__What is needed__
Write out the data again exactly, skipping every picture.
* begin *
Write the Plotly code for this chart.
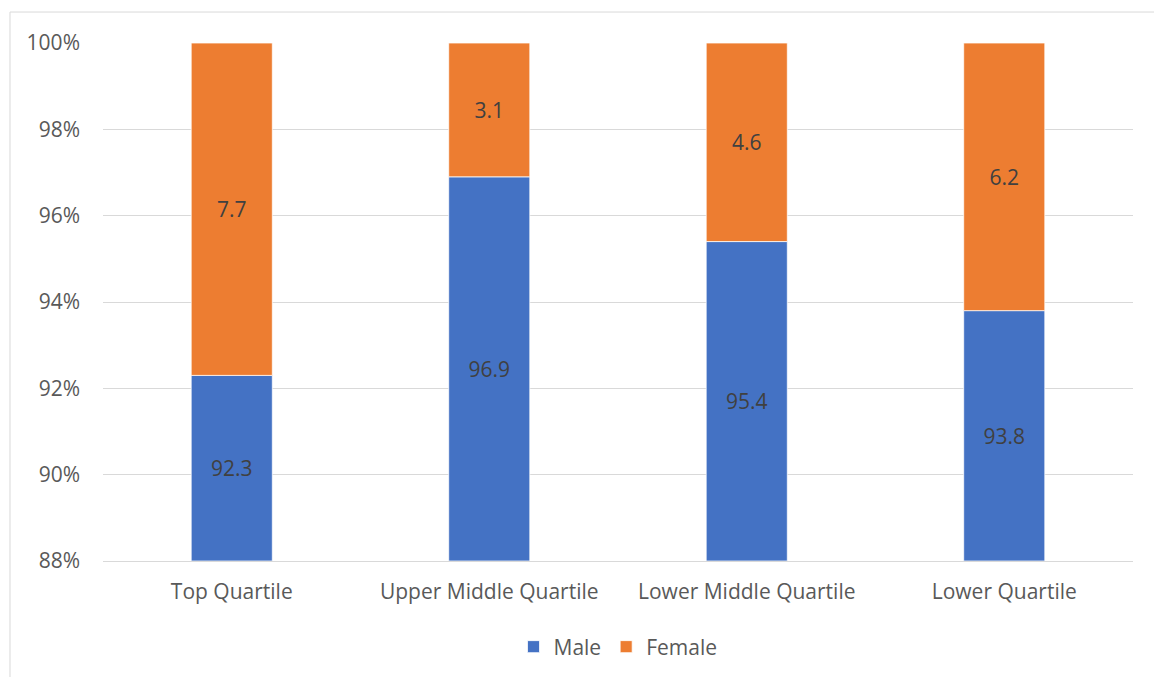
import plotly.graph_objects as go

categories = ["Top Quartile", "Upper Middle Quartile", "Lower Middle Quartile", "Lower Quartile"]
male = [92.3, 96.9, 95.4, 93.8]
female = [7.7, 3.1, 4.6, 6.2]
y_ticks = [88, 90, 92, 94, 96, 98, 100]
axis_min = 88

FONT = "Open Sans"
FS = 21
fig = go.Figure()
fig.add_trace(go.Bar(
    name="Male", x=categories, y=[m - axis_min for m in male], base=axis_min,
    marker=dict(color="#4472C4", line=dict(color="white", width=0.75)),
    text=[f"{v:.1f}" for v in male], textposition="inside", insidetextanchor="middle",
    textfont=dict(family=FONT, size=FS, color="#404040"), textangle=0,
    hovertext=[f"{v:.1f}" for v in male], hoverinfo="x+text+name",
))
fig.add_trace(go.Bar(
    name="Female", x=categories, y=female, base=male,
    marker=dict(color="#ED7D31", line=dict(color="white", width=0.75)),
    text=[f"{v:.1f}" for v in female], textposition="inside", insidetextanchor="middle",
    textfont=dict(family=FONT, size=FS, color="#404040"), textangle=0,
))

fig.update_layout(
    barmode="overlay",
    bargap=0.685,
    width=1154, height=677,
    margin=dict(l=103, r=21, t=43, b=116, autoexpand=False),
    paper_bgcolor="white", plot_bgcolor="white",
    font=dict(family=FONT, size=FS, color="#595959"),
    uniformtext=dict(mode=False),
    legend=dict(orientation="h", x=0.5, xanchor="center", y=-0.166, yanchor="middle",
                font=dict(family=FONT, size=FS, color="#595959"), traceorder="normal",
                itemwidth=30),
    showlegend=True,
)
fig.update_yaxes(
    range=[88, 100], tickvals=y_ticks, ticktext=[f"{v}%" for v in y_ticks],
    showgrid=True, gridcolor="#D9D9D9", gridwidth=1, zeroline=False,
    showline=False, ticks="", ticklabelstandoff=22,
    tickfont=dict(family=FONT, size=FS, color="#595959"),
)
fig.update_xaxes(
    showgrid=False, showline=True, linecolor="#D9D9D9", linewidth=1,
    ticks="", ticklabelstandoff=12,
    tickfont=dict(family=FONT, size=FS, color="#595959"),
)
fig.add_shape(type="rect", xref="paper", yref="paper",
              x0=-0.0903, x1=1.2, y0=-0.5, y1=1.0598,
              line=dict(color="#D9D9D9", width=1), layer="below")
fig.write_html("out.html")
* end *
__Task solution__
Write the Plotly code for this chart.
import plotly.graph_objects as go

categories = ["Top Quartile", "Upper Middle Quartile", "Lower Middle Quartile", "Lower Quartile"]
male = [92.3, 96.9, 95.4, 93.8]
female = [7.7, 3.1, 4.6, 6.2]
y_ticks = [88, 90, 92, 94, 96, 98, 100]
axis_min = 88

FONT = "Open Sans"
FS = 21
fig = go.Figure()
fig.add_trace(go.Bar(
    name="Male", x=categories, y=[m - axis_min for m in male], base=axis_min,
    marker=dict(color="#4472C4", line=dict(color="white", width=0.75)),
    text=[f"{v:.1f}" for v in male], textposition="inside", insidetextanchor="middle",
    textfont=dict(family=FONT, size=FS, color="#404040"), textangle=0,
    hovertext=[f"{v:.1f}" for v in male], hoverinfo="x+text+name",
))
fig.add_trace(go.Bar(
    name="Female", x=categories, y=female, base=male,
    marker=dict(color="#ED7D31", line=dict(color="white", width=0.75)),
    text=[f"{v:.1f}" for v in female], textposition="inside", insidetextanchor="middle",
    textfont=dict(family=FONT, size=FS, color="#404040"), textangle=0,
))

fig.update_layout(
    barmode="overlay",
    bargap=0.685,
    width=1154, height=677,
    margin=dict(l=103, r=21, t=43, b=116, autoexpand=False),
    paper_bgcolor="white", plot_bgcolor="white",
    font=dict(family=FONT, size=FS, color="#595959"),
    uniformtext=dict(mode=False),
    legend=dict(orientation="h", x=0.5, xanchor="center", y=-0.166, yanchor="middle",
                font=dict(family=FONT, size=FS, color="#595959"), traceorder="normal",
                itemwidth=30),
    showlegend=True,
)
fig.update_yaxes(
    range=[88, 100], tickvals=y_ticks, ticktext=[f"{v}%" for v in y_ticks],
    showgrid=True, gridcolor="#D9D9D9", gridwidth=1, zeroline=False,
    showline=False, ticks="", ticklabelstandoff=22,
    tickfont=dict(family=FONT, size=FS, color="#595959"),
)
fig.update_xaxes(
    showgrid=False, showline=True, linecolor="#D9D9D9", linewidth=1,
    ticks="", ticklabelstandoff=12,
    tickfont=dict(family=FONT, size=FS, color="#595959"),
)
fig.add_shape(type="rect", xref="paper", yref="paper",
              x0=-0.0903, x1=1.2, y0=-0.5, y1=1.0598,
              line=dict(color="#D9D9D9", width=1), layer="below")
fig.write_html("out.html")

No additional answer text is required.